Monthly Archives: February 2016

[STATA] Creating Dummy Variable Techniques

You could type

. gen young = 0
. replace young = 1 if age<25

. gen young = (age<25)
This statement does the same thing as the first two statements. age<25 is an expression, and Stata evaluates it; returning 1 if the statement is true and 0 if it is false.

If you have missing values in your data, it would be better if you type

. gen young = 0
. replace young = 1 if age<25
. replace young = . if missing(age)

. gen young = (age<25) if !missing(age)
Stata treats a missing value as positive infinity, so the expression age<25 evaluates to 0, not missing, when age is missing. (If the expression were age>25, the expression would evaluate to 1 when age is missing.)

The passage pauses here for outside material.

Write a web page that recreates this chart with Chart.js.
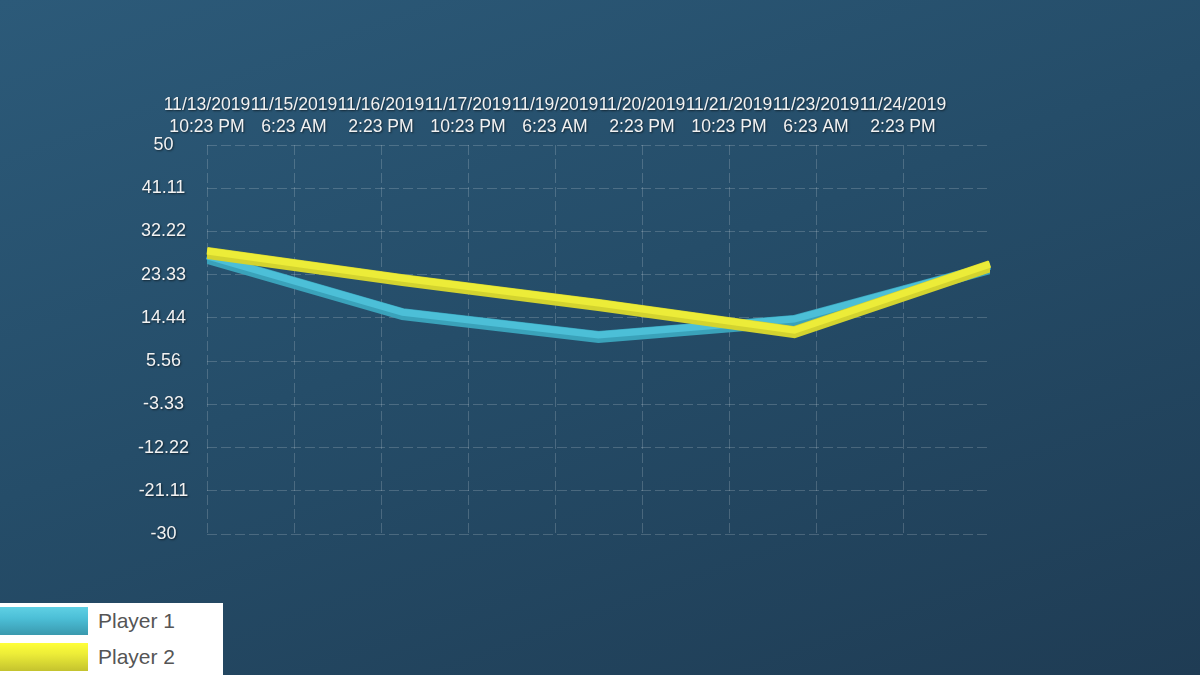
<!DOCTYPE html>
<html>
<head>
<meta charset="utf-8">
<script src="https://cdn.jsdelivr.net/npm/chart.js@4/dist/chart.umd.min.js"></script>
<style>
  html, body { margin: 0; padding: 0; }
  body {
    width: 1200px; height: 675px; overflow: hidden; position: relative;
    background: linear-gradient(160deg, #2c5a79 0%, #254d69 45%, #1f3c54 100%);
    font-family: "Liberation Sans", Arial, sans-serif;
  }
  #wrap { position: absolute; left: 0; top: 0; width: 1200px; height: 675px; }
  #legend {
    position: absolute; left: 0; top: 603px; width: 223px; height: 72px;
    background: #ffffff;
  }
  .item { position: absolute; left: 0; height: 28px; }
  .swatch { position: absolute; left: 0; top: 0; width: 88px; height: 28px; }
  .label { position: absolute; left: 98px; top: 2px; font-size: 21px; color: #555; white-space: nowrap; }
</style>
</head>
<body>
<div id="wrap"><canvas id="c" width="1200" height="675"></canvas></div>
<div id="legend"></div>
<script>
// Hours since the first sample (11/13/2019 10:23 PM)
const sampleHours = [0, 72, 144, 216, 288];
const player1 = [26.8, 15.2, 10.5, 13.8, 24.7];
const player2 = [27.8, 22.2, 17.1, 11.5, 25.1];
const seriesNames = ['Player 1', 'Player 2'];
const seriesColors = ['#3aa2ba', '#d3d32f'];
const seriesHighlights = ['#4cbfd7', '#ecec38'];
const swatchTop = ['#5fd0e4', '#ffff3a'];
const swatchBottom = ['#3a99ae', '#c4c32e'];

// Time axis: one tick every 32 hours
const xTickLabels = [
  ['11/13/2019', '10:23 PM'],
  ['11/15/2019', '6:23 AM'],
  ['11/16/2019', '2:23 PM'],
  ['11/17/2019', '10:23 PM'],
  ['11/19/2019', '6:23 AM'],
  ['11/20/2019', '2:23 PM'],
  ['11/21/2019', '10:23 PM'],
  ['11/23/2019', '6:23 AM'],
  ['11/24/2019', '2:23 PM']
];
const yTickLabels = ['-30', '-21.11', '-12.22', '-3.33', '5.56', '14.44', '23.33', '32.22', '41.11', '50'];
const yMin = -30, yMax = 50;
const xMin = 0, xMax = 288, xStep = 32;

const gridColor = 'rgba(255,255,255,0.18)';

// Lighter upper stripe on each line for a rounded, tube-like look
const lineSheen = {
  id: 'lineSheen',
  afterDatasetDraw(chart, args) {
    const pts = args.meta.data;
    if (!pts.length) return;
    const ctx = chart.ctx;
    ctx.save();
    ctx.beginPath();
    pts.forEach((p, i) => {
      if (i === 0) ctx.moveTo(p.x, p.y - 2);
      else ctx.lineTo(p.x, p.y - 2);
    });
    ctx.lineWidth = 7;
    ctx.lineJoin = 'miter';
    ctx.lineCap = 'butt';
    ctx.strokeStyle = seriesHighlights[args.index];
    ctx.stroke();
    ctx.restore();
  }
};

// Soft dark shadow behind the tick labels (they sit on a higher layer than the grid)
const labelShadow = {
  id: 'labelShadow',
  afterDatasetsDraw(chart) {
    const ctx = chart.ctx;
    ctx.shadowColor = 'rgba(0,0,0,0.55)';
    ctx.shadowOffsetX = 1;
    ctx.shadowOffsetY = 1;
    ctx.shadowBlur = 2;
  },
  afterDraw(chart) {
    const ctx = chart.ctx;
    ctx.shadowColor = 'rgba(0,0,0,0)';
    ctx.shadowOffsetX = 0;
    ctx.shadowOffsetY = 0;
    ctx.shadowBlur = 0;
  }
};

const toPoints = vals => vals.map((v, i) => ({ x: sampleHours[i], y: v }));

new Chart(document.getElementById('c'), {
  type: 'line',
  data: {
    datasets: [
      {
        label: seriesNames[0],
        data: toPoints(player1),
        borderColor: seriesColors[0],
        borderWidth: 12,
        pointRadius: 0,
        tension: 0,
        borderJoinStyle: 'miter',
        borderCapStyle: 'butt',
        order: 1
      },
      {
        label: seriesNames[1],
        data: toPoints(player2),
        borderColor: seriesColors[1],
        borderWidth: 12,
        pointRadius: 0,
        tension: 0,
        borderJoinStyle: 'miter',
        borderCapStyle: 'butt',
        order: 0
      }
    ]
  },
  options: {
    responsive: false,
    animation: false,
    events: [],
    layout: { padding: { left: 100, right: 210, top: 80, bottom: 141 } },
    plugins: { legend: { display: false }, tooltip: { enabled: false } },
    scales: {
      x: {
        type: 'linear',
        position: 'top',
        min: xMin, max: xMax,
        afterFit(scale) { scale.height = 65; },
        grid: {
          drawTicks: false,
          color: ctx => (ctx.index < xTickLabels.length ? gridColor : 'rgba(0,0,0,0)'),
          lineWidth: 1
        },
        border: { display: false, dash: [10, 4] },
        ticks: {
          stepSize: xStep,
          autoSkip: false,
          maxRotation: 0,
          padding: 6,
          z: 1,
          color: '#f2f2f2',
          font: { family: '"Liberation Sans", Arial, sans-serif', size: 17.6, lineHeight: 1.3 },
          callback: (value, index) => xTickLabels[index] || ''
        }
      },
      y: {
        type: 'linear',
        min: yMin, max: yMax,
        afterFit(scale) { scale.width = 107; },
        border: { display: false, dash: [10, 4] },
        grid: { drawTicks: false, color: gridColor, lineWidth: 1 },
        ticks: {
          count: yTickLabels.length,
          crossAlign: 'center',
          padding: 18,
          z: 1,
          color: '#f2f2f2',
          font: { family: '"Liberation Sans", Arial, sans-serif', size: 18 },
          callback: (value, index) => yTickLabels[index]
        }
      }
    }
  },
  plugins: [lineSheen, labelShadow]
});

// Legend box
const legend = document.getElementById('legend');
seriesNames.forEach((name, i) => {
  const item = document.createElement('div');
  item.className = 'item';
  item.style.top = (4 + i * 36) + 'px';
  const sw = document.createElement('div');
  sw.className = 'swatch';
  sw.style.background = 'linear-gradient(180deg, ' + swatchTop[i] + ' 0%, ' + seriesHighlights[i] + ' 40%, ' + swatchBottom[i] + ' 100%)';
  const lb = document.createElement('div');
  lb.className = 'label';
  lb.textContent = name;
  item.appendChild(sw);
  item.appendChild(lb);
  legend.appendChild(item);
});
</script>
</body>
</html>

You do not have to type the parentheses around the expression.

. gen young = age<25 if !missing(age)
is good enough. Here are some more illustrations of generating dummy variables:

. gen male = sex==1

. gen top = answer==”very much”

. gen eligible = sex==”male” & (age>55 | (age>40 & enrolled))
In the above line, enrolled is itself a dummy variable—a variable taking on values zero and one. We could have typed & enrolled==1, but typing & enrolled is good enough.

Just as Stata returns 1 for true and 0 for false, Stata assumes that 1 means true and that 0 means false.